#### [Recorded information]
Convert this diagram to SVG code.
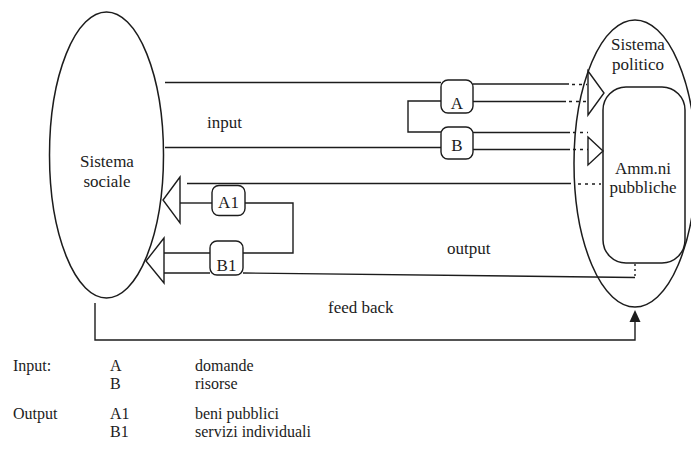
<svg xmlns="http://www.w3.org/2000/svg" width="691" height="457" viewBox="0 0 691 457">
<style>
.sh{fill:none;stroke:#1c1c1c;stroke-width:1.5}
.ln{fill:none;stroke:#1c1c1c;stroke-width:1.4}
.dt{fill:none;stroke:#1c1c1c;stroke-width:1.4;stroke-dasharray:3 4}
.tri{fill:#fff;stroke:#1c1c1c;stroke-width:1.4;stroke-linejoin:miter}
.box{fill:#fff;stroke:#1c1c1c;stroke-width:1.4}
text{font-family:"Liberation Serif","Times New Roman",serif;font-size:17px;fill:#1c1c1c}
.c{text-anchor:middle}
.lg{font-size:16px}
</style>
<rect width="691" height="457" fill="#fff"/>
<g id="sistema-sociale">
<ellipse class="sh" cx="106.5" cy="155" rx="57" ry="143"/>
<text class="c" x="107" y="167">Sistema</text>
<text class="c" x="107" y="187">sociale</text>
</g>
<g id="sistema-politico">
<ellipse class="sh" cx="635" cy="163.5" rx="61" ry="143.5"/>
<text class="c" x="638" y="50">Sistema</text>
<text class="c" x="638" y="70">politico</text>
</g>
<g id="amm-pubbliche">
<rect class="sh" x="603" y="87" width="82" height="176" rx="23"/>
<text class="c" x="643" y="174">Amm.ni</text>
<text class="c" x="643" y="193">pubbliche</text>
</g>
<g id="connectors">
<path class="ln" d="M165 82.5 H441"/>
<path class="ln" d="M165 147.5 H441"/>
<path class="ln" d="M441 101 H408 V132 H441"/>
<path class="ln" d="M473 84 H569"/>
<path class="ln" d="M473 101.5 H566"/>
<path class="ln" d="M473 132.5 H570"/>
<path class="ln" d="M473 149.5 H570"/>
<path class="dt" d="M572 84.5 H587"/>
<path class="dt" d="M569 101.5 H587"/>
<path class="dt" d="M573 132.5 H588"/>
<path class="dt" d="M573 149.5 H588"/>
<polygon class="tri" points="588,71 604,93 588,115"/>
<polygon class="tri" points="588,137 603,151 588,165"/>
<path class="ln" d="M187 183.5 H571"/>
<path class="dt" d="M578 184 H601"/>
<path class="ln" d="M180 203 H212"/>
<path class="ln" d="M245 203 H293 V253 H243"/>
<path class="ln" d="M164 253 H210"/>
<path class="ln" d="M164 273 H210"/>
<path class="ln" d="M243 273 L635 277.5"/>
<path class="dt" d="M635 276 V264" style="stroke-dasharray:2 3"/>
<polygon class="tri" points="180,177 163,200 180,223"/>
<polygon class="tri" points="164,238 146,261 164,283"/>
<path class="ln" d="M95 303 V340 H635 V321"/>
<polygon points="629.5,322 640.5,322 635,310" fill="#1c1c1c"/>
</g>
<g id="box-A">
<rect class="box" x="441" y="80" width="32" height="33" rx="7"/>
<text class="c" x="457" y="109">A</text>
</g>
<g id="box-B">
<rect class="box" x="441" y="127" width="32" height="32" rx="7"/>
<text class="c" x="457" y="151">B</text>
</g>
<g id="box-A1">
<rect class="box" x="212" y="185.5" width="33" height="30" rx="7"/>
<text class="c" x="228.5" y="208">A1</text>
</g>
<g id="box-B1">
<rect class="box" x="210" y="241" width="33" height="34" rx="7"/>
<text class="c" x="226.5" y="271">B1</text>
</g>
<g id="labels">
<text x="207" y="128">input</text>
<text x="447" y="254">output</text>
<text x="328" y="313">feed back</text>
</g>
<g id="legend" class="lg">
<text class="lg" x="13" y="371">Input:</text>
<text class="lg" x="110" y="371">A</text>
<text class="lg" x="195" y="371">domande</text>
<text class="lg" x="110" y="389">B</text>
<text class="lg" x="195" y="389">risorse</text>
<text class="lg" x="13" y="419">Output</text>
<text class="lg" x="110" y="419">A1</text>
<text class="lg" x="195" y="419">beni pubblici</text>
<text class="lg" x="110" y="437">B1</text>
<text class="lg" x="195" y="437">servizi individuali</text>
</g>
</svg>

#### [Exercise requirements]
Could you repeat all of the material exactly? Pictures should not be copied.

#### [Output of the task]
Convert this diagram to SVG code.
<svg xmlns="http://www.w3.org/2000/svg" width="691" height="457" viewBox="0 0 691 457">
<style>
.sh{fill:none;stroke:#1c1c1c;stroke-width:1.5}
.ln{fill:none;stroke:#1c1c1c;stroke-width:1.4}
.dt{fill:none;stroke:#1c1c1c;stroke-width:1.4;stroke-dasharray:3 4}
.tri{fill:#fff;stroke:#1c1c1c;stroke-width:1.4;stroke-linejoin:miter}
.box{fill:#fff;stroke:#1c1c1c;stroke-width:1.4}
text{font-family:"Liberation Serif","Times New Roman",serif;font-size:17px;fill:#1c1c1c}
.c{text-anchor:middle}
.lg{font-size:16px}
</style>
<rect width="691" height="457" fill="#fff"/>
<g id="sistema-sociale">
<ellipse class="sh" cx="106.5" cy="155" rx="57" ry="143"/>
<text class="c" x="107" y="167">Sistema</text>
<text class="c" x="107" y="187">sociale</text>
</g>
<g id="sistema-politico">
<ellipse class="sh" cx="635" cy="163.5" rx="61" ry="143.5"/>
<text class="c" x="638" y="50">Sistema</text>
<text class="c" x="638" y="70">politico</text>
</g>
<g id="amm-pubbliche">
<rect class="sh" x="603" y="87" width="82" height="176" rx="23"/>
<text class="c" x="643" y="174">Amm.ni</text>
<text class="c" x="643" y="193">pubbliche</text>
</g>
<g id="connectors">
<path class="ln" d="M165 82.5 H441"/>
<path class="ln" d="M165 147.5 H441"/>
<path class="ln" d="M441 101 H408 V132 H441"/>
<path class="ln" d="M473 84 H569"/>
<path class="ln" d="M473 101.5 H566"/>
<path class="ln" d="M473 132.5 H570"/>
<path class="ln" d="M473 149.5 H570"/>
<path class="dt" d="M572 84.5 H587"/>
<path class="dt" d="M569 101.5 H587"/>
<path class="dt" d="M573 132.5 H588"/>
<path class="dt" d="M573 149.5 H588"/>
<polygon class="tri" points="588,71 604,93 588,115"/>
<polygon class="tri" points="588,137 603,151 588,165"/>
<path class="ln" d="M187 183.5 H571"/>
<path class="dt" d="M578 184 H601"/>
<path class="ln" d="M180 203 H212"/>
<path class="ln" d="M245 203 H293 V253 H243"/>
<path class="ln" d="M164 253 H210"/>
<path class="ln" d="M164 273 H210"/>
<path class="ln" d="M243 273 L635 277.5"/>
<path class="dt" d="M635 276 V264" style="stroke-dasharray:2 3"/>
<polygon class="tri" points="180,177 163,200 180,223"/>
<polygon class="tri" points="164,238 146,261 164,283"/>
<path class="ln" d="M95 303 V340 H635 V321"/>
<polygon points="629.5,322 640.5,322 635,310" fill="#1c1c1c"/>
</g>
<g id="box-A">
<rect class="box" x="441" y="80" width="32" height="33" rx="7"/>
<text class="c" x="457" y="109">A</text>
</g>
<g id="box-B">
<rect class="box" x="441" y="127" width="32" height="32" rx="7"/>
<text class="c" x="457" y="151">B</text>
</g>
<g id="box-A1">
<rect class="box" x="212" y="185.5" width="33" height="30" rx="7"/>
<text class="c" x="228.5" y="208">A1</text>
</g>
<g id="box-B1">
<rect class="box" x="210" y="241" width="33" height="34" rx="7"/>
<text class="c" x="226.5" y="271">B1</text>
</g>
<g id="labels">
<text x="207" y="128">input</text>
<text x="447" y="254">output</text>
<text x="328" y="313">feed back</text>
</g>
<g id="legend" class="lg">
<text class="lg" x="13" y="371">Input:</text>
<text class="lg" x="110" y="371">A</text>
<text class="lg" x="195" y="371">domande</text>
<text class="lg" x="110" y="389">B</text>
<text class="lg" x="195" y="389">risorse</text>
<text class="lg" x="13" y="419">Output</text>
<text class="lg" x="110" y="419">A1</text>
<text class="lg" x="195" y="419">beni pubblici</text>
<text class="lg" x="110" y="437">B1</text>
<text class="lg" x="195" y="437">servizi individuali</text>
</g>
</svg>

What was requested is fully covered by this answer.